Central Canadian Bluegrass Awards
- Abbreviation: CCBA
- Formation: 1971
- Type: NGO
- Purpose: To promote the performance and enjoyment of bluegrass music in central Canada.
- Location: Huntsville, Ontario, Canada;
- Region served: Central Canada
- Affiliations: Bluegrass Music Association of Canada

= Central Canadian Bluegrass Awards =

Canadian musical awards

The Central Canadian Bluegrass Awards, established in 1979, are presented annually by the Northern Bluegrass Committee at its Huntsville, Ontario festival. This event also hosts the annual meeting of the Bluegrass Music Association of Canada (BMAC).

Nominations for the awards are made by leaders in the central Canadian bluegrass music scene, and four nominees are chosen in each category. Ballots with the names of the nominees are distributed to members of the Northern Bluegrass Committee, BMAC and local bluegrass music clubs and associations in central Canada.

In November, when the ballots have been counted, Ontario bluegrass bands gather for a three-day event, Friday to Sunday, at the Deerhurst Inn in Huntsville, Ontario. Participating bands are given the opportunity to showcase their talent during the weekend, and the awards are presented on Saturday evening in the hotel ballroom to a large audience. Bluegrass organizations throughout Ontario sponsor individual awards.

==History==
The first awards were given out in 1979 at Ontario Place in Toronto by Pat and Jack Buttenham, who produced Canadian Bluegrass Review magazine. The 1980 and 1981 awards were presented at the Minkler Auditorium at Seneca College, and the 1982 awards ceremony was held at the Arlington Hotel in the town of Bright.

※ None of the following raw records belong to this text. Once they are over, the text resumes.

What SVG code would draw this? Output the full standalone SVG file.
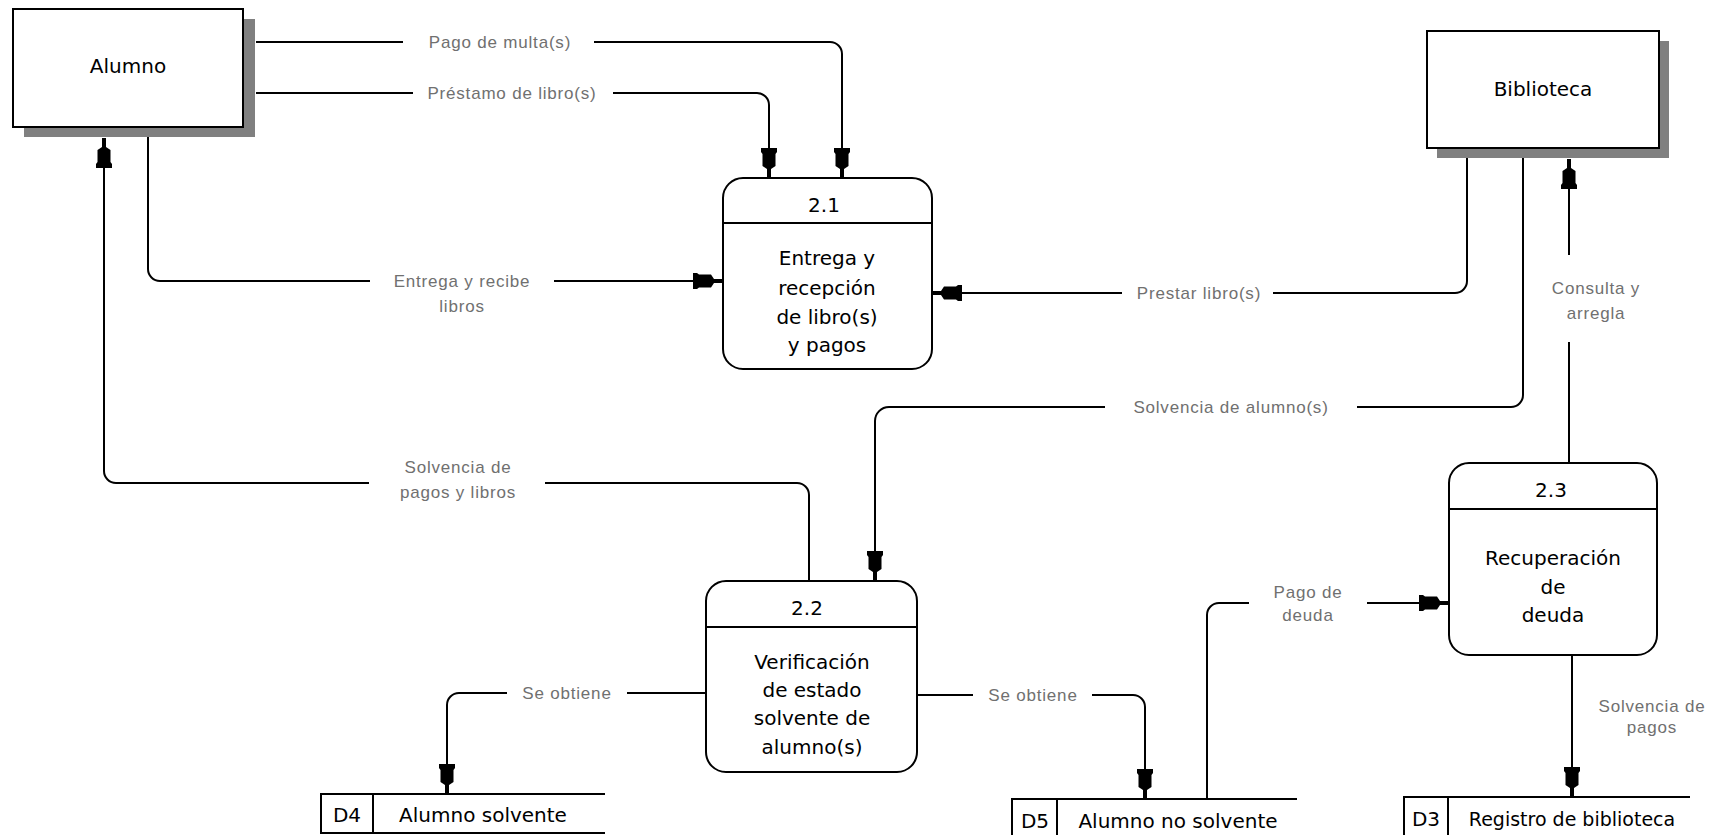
<svg xmlns="http://www.w3.org/2000/svg" width="1715" height="835" viewBox="0 0 1715 835">
  <style>
    .box { fill: #ffffff; stroke: #000000; stroke-width: 2; }
    .shadow { fill: #808080; stroke: none; }
    .proc { fill: #ffffff; stroke: #000000; stroke-width: 2; }
    .div { stroke: #000000; stroke-width: 2; fill: none; }
    .flow { fill: none; stroke: #000000; stroke-width: 2; marker-end: url(#arr); }
    .t { font-family: "DejaVu Sans", Verdana, sans-serif; font-size: 20px; fill: #000000; text-anchor: middle; }
    .lbl { font-family: "Liberation Sans", Arial, sans-serif; font-size: 17px; fill: #707070; text-anchor: middle; letter-spacing: 0.8px; }
  </style>
  <defs>
    <marker id="arr" markerUnits="userSpaceOnUse" viewBox="-32 -10 34 20" markerWidth="34" markerHeight="20" refX="0" refY="0" orient="auto">
      <path d="M0,-2 L-9,-2 L-12,-6.5 L-24,-6.5 L-26,-8 L-30,-8 L-30,8 L-26,8 L-24,6.5 L-12,6.5 L-9,2 L0,2 Z" fill="#000000"/>
    </marker>
  </defs>

  <g id="alumno">
    <rect class="shadow" x="24" y="19" width="231" height="118"/>
    <rect class="box" x="13" y="9" width="230" height="118"/>
    <text class="t" x="128" y="73">Alumno</text>
  </g>

  <g id="biblioteca">
    <rect class="shadow" x="1437" y="41" width="232" height="117"/>
    <rect class="box" x="1427" y="31" width="232" height="117"/>
    <text class="t" x="1543" y="96">Biblioteca</text>
  </g>

  <g id="p21">
    <rect class="proc" x="723" y="178" width="209" height="191" rx="20" ry="20"/>
    <line class="div" x1="723" y1="223" x2="932" y2="223"/>
    <text class="t" x="824" y="212">2.1</text>
    <text class="t" x="827" y="265">Entrega y</text>
    <text class="t" x="827" y="295">recepción</text>
    <text class="t" x="827" y="324">de libro(s)</text>
    <text class="t" x="827" y="352">y pagos</text>
  </g>

  <g id="p22">
    <rect class="proc" x="706" y="581" width="211" height="191" rx="20" ry="20"/>
    <line class="div" x1="706" y1="627" x2="917" y2="627"/>
    <text class="t" x="807" y="615">2.2</text>
    <text class="t" x="812" y="669">Verificación</text>
    <text class="t" x="812" y="697">de estado</text>
    <text class="t" x="812" y="725">solvente de</text>
    <text class="t" x="812" y="754">alumno(s)</text>
  </g>

  <g id="p23">
    <rect class="proc" x="1449" y="463" width="208" height="192" rx="20" ry="20"/>
    <line class="div" x1="1449" y1="509" x2="1657" y2="509"/>
    <text class="t" x="1551" y="497">2.3</text>
    <text class="t" x="1553" y="565">Recuperación</text>
    <text class="t" x="1553" y="594">de</text>
    <text class="t" x="1553" y="622">deuda</text>
  </g>

  <g id="d4">
    <rect class="box" x="321" y="794" width="52" height="39"/>
    <line class="div" x1="373" y1="794" x2="605" y2="794"/>
    <line class="div" x1="373" y1="833" x2="605" y2="833"/>
    <text class="t" x="347" y="822">D4</text>
    <text class="t" x="483" y="822">Alumno solvente</text>
  </g>

  <g id="d5">
    <rect class="box" x="1012" y="799" width="45" height="42"/>
    <line class="div" x1="1057" y1="799" x2="1297" y2="799"/>
    <text class="t" x="1035" y="828">D5</text>
    <text class="t" x="1178" y="828">Alumno no solvente</text>
  </g>

  <g id="d3">
    <rect class="box" x="1404" y="797" width="44" height="42"/>
    <line class="div" x1="1448" y1="797" x2="1690" y2="797"/>
    <text class="t" x="1426" y="826">D3</text>
    <text class="t" x="1572" y="826" style="font-size:19px">Registro de biblioteca</text>
  </g>

  <g id="connectors">
    <path class="flow" d="M256,42 H403 M594,42 H830 A12,12 0 0 1 842,54 V178"/>
    <path class="flow" d="M256,93 H413 M613,93 H757 A12,12 0 0 1 769,105 V178"/>
    <path class="flow" d="M148,137 V269 A12,12 0 0 0 160,281 H370 M554,281 H723"/>
    <path class="flow" d="M1467,158 V281 A12,12 0 0 1 1455,293 H1273 M1122,293 H932"/>
    <path class="flow" d="M1523,158 V395 A12,12 0 0 1 1511,407 H1357 M1105,407 H889 A14,14 0 0 0 875,421 V581"/>
    <path class="flow" d="M809,581 V495 A12,12 0 0 0 797,483 H545 M369,483 H116 A12,12 0 0 1 104,471 V138"/>
    <path class="flow" d="M1569,463 V342 M1569,255 V159"/>
    <path class="flow" d="M706,693 H627 M507,693 H459 A12,12 0 0 0 447,705 V794"/>
    <path class="flow" d="M917,695 H973 M1092,695 H1133 A12,12 0 0 1 1145,707 V799"/>
    <path class="flow" d="M1207,799 V615 A12,12 0 0 1 1219,603 H1249 M1367,603 H1449"/>
    <path class="flow" d="M1572,655 V797"/>

    <text class="lbl" x="500" y="48">Pago de multa(s)</text>
    <text class="lbl" x="512" y="99">Préstamo de libro(s)</text>
    <text class="lbl" x="462" y="287">Entrega y recibe</text>
    <text class="lbl" x="462" y="312">libros</text>
    <text class="lbl" x="1199" y="299">Prestar libro(s)</text>
    <text class="lbl" x="1231" y="413">Solvencia de alumno(s)</text>
    <text class="lbl" x="1596" y="294">Consulta y</text>
    <text class="lbl" x="1596" y="319">arregla</text>
    <text class="lbl" x="458" y="473">Solvencia de</text>
    <text class="lbl" x="458" y="498">pagos y libros</text>
    <text class="lbl" x="567" y="699">Se obtiene</text>
    <text class="lbl" x="1033" y="701">Se obtiene</text>
    <text class="lbl" x="1308" y="598">Pago de</text>
    <text class="lbl" x="1308" y="621">deuda</text>
    <text class="lbl" x="1652" y="712">Solvencia de</text>
    <text class="lbl" x="1652" y="733">pagos</text>
  </g>
</svg>
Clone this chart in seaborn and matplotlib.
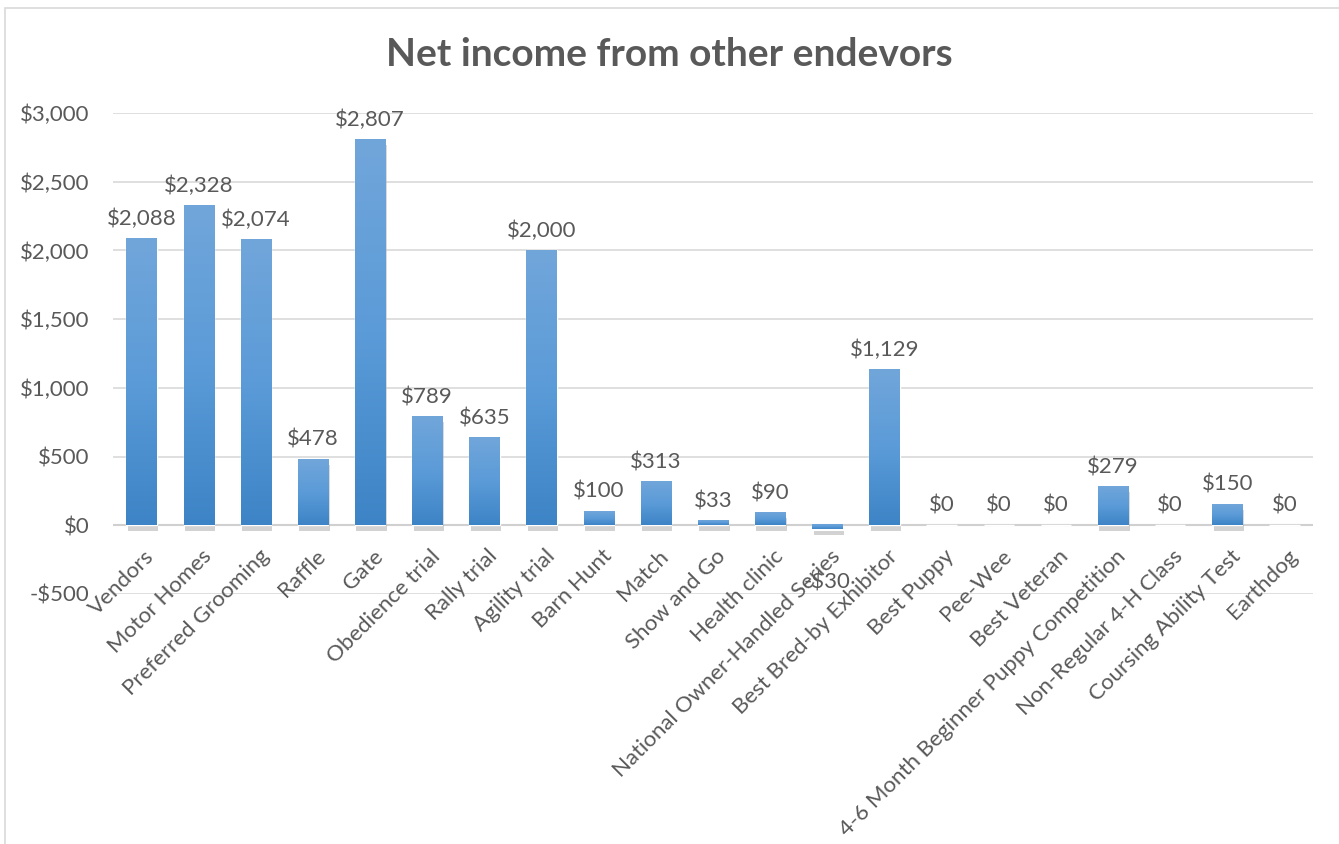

For the next ten years the awards festival was held at the Academy Theatre in Lindsay, Ontario. When the event outgrew the theatre, it was moved to Huntsville to the more spacious Deerhurst Inn.

After Canadian Bluegrass Review ceased publication, the Northern Bluegrass Committee took over the administration of the awards in the central region.

==Categories==
The awards are given in the following categories:

- Banjo Player of the Year
- Fiddle Player of the Year
- Bass Player of the Year
- Guitar Player of the Year
- Mandolin Player of the Year
- Dobro Player of the Year
- Female Vocalist of the Year
- Male Vocalist of the Year
- Composer of the Year
- Promising Group of the Year
- Instrumental Group of the Year
- Recording of the Year
- Vocal Group of the Year *
- Gospel Group of the Year
- Overall Group of the Year
- Entertainer of the Year

==Festival==
The awards ceremony forms part of an indoor weekend winter festival at which bluegrass musicians from central Canada gather to perform for their fans, network, jam, attend workshops and listen to guest bands from the United States and other parts of Canada.